His government hopes to steal a march on U.S.-backed militias in the attack on Daesh’s last major Syrian stronghold, the Dayr al-Zawr region that extends to the Iraqi border. The eastward thrust, unthinkable two years ago when Assad seemed in danger, has underlined his ever more confident position and the dilemma facing Western leaders who still want him to topple him.
"Our army is achieving one gain after another every day to eliminate terrorists...We will continue to attack terrorists until the last terrorist on Syrian land," Assad said.
He said his country welcomed Russian-brokered local ceasefire deals that Moscow is seeking to extend elsewhere in Syria as these would end bloodshed and bring an end to the terrorism and pardoning of militants who agree to lay down arms.
"The idea of these de-escalation zones is to stop the bloodletting ... and the eviction of the armed groups handing over their weapons and the return of normalcy," Assad said. "We have an interest in the success of this initiative."
Russia has since last month deployed military police beside army checkpoints in southwest Syria and in Eastern Ghouta near Damascus to help ensure calm in deals it has worked out with militant groups.
The de-escalation zones in central, northern and southern Syria were proposed in a plan approved in May by Russia, Turkey and Iran in the Kazakh capital, Astana.
Despite that deal, Assad said Syrians don't trust Turkish President Recep Tayyip Erdogan and that the Syrian leader does not consider him to be a guarantor.
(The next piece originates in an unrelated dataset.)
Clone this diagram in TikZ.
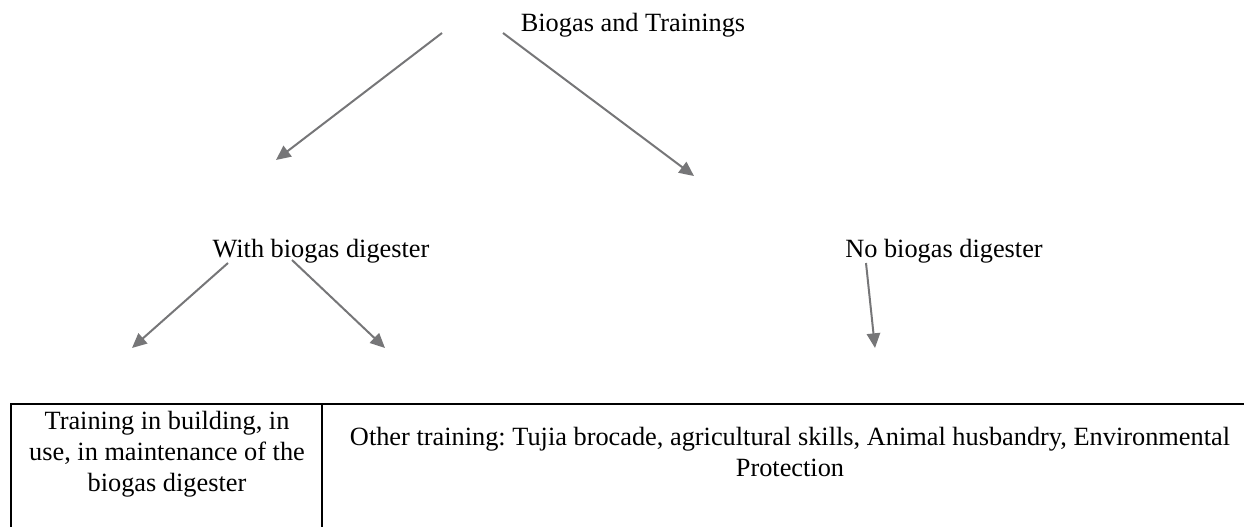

Erdogan's government is a main backer of militants, and sent troops into Syria a year ago. Those troops, and allied militants, now control a stretch of Syrian territory along the border.
"Any Turkish citizen who is in Syria without permission from the Syrian government will be considered an occupier," Assad said.
Negotiations are under way with mainstream armed groups and local councils to broker a truce in the besieged northern Homs countryside enclave. Terrorist leaders are also calling for the release of thousands of detainees held in government security prisons.
Assad, whose government brands many of the Western backed Free Syrian Army (FSA) groups that Moscow has reached truces with as "terrorists", has said his army retained the right to continue to attack them.
However, Assad has condemned U.S.-inspired "safe zones" which President Donald Trump earlier this year said he hoped to achieve with Russia, saying such a plan would only "give cover to terrorists".
The Syrian president refused any security cooperation with Western nations or the reopening of their embassies, until they cut ties with terrorists.
He said Syria will look east when it comes to political, economic and cultural relations.
"Let's be clear. There will be no security cooperation nor opening of embassies or even a role for some countries that say that they want to play a role in ending the crisis in Syria before they clearly and frankly cut their relations with terrorism," Assad said. "At that point maybe we can speak about opening embassies."
In the early years of the conflict, many Western and Arab countries called on Assad to step down, and both the U.S. and the European Union have imposed sanctions on his government. Several Arab and Western countries also withdrew their diplomats from Damascus.
The Syrian president said his country's economy is turning to growth again "at a very slow pace, although we are under an almost complete embargo."
Assad said that hardly a week passes without an attack in the West, referring to assaults carried out by Daesh supporters. "These facts are what forced them (the West) to change their stance."